Short-term productivity dips: When someone steps into an unfamiliar role, there’s always an adjustment period. Output may slow before it picks up. This is normal and predictable – the key is factoring it into planning rather than being surprised by it.
Manager resistance: Some managers see rotation as disruptive or as losing a high performer. Unless leadership actively champions the programme, it will face quiet pushback. Getting that buy-in before launch – not after – is non-negotiable.
Poor matching of people to rotations: Moving someone into a role that doesn’t align with their skills or interests frustrates everyone involved. Inadequate preparation before rotation reduces motivation and increases the time needed to reach effective productivity.
Scheduling complexity: Coordinating across teams, projects, and timelines is genuinely hard. HR teams that try to manage this manually often struggle. Dedicated HR support, a clear ownership structure, and simple tracking tools make a significant difference.
How to Build a Job Rotation Programme That Works
Getting this right takes structure. Here’s how organisations that do it well approach it:
- Define the goals before anything else: Are you trying to retain emerging talent? Build a future leadership bench? Close skills gaps? The answer shapes everything – who participates, how long rotations run, and what success looks like.
- Identify the right roles and people: Not every role benefits from rotation. Start with positions where cross-functional learning is genuinely valuable. Then work with managers to identify ready employees – those who have shown curiosity, adaptability, and a desire for growth.
- Design structured rotations, not informal experiments: Each rotation should have a defined duration, clear learning objectives, an assigned mentor or buddy, and mid-point check-ins. The experience should feel intentional, not incidental.
- Use workplace surveys to track impact: Before and after the rotation, gather data. How did the employee’s engagement change?
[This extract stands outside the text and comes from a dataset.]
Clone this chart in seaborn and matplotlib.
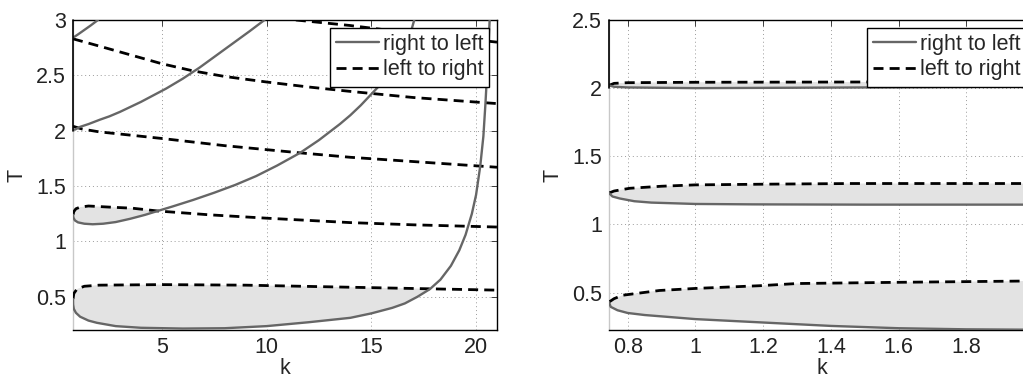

How did team performance shift? Workplace surveys are one of the most practical ways to measure whether the programme is delivering, and that data also feeds directly into employer branding narratives.
- Build in formal feedback loops: At the end of each rotation, hold a structured debrief. What did the employee learn? What would they do differently? What did their host team gain? This reflection converts experience into lasting knowledge.
- Tie rotations to broader career conversations: Rotation shouldn’t happen in a vacuum. Connect each assignment to the employee’s long-term career goals. When people understand why they’re rotating and where it could take them, they approach it with a completely different level of commitment.
Getting the Culture Right First
One thing often left out of discussions about job rotation: it doesn’t work well in organisations where people are afraid to be seen as a beginner.
If the culture punishes mistakes, rotation will produce anxiety, not growth. If managers treat people on rotation as temporary problems rather than welcomed learners, the experience sours quickly.
Building the kind of culture where job rotation thrives takes real work. It means celebrating learning as much as output. It means managers who see developing people as part of their own role, not a distraction from it. And it means leaders who actively advocate for rotation rather than paying lip service to it.
That’s a culture question as much as a policy one.
The Bottom Line
Job rotation is one of the most practical, cost-effective talent strategies available to HR leaders today. It grows skills, deepens engagement, reduces turnover, strengthens employer branding, and prepares the next generation of leadership – all through existing internal resources.
It requires planning. It requires honest conversations. It requires a culture that genuinely values growth over comfort.
But for organisations willing to make that investment, the returns – in employee experience, business agility, and workplace culture – are hard to match.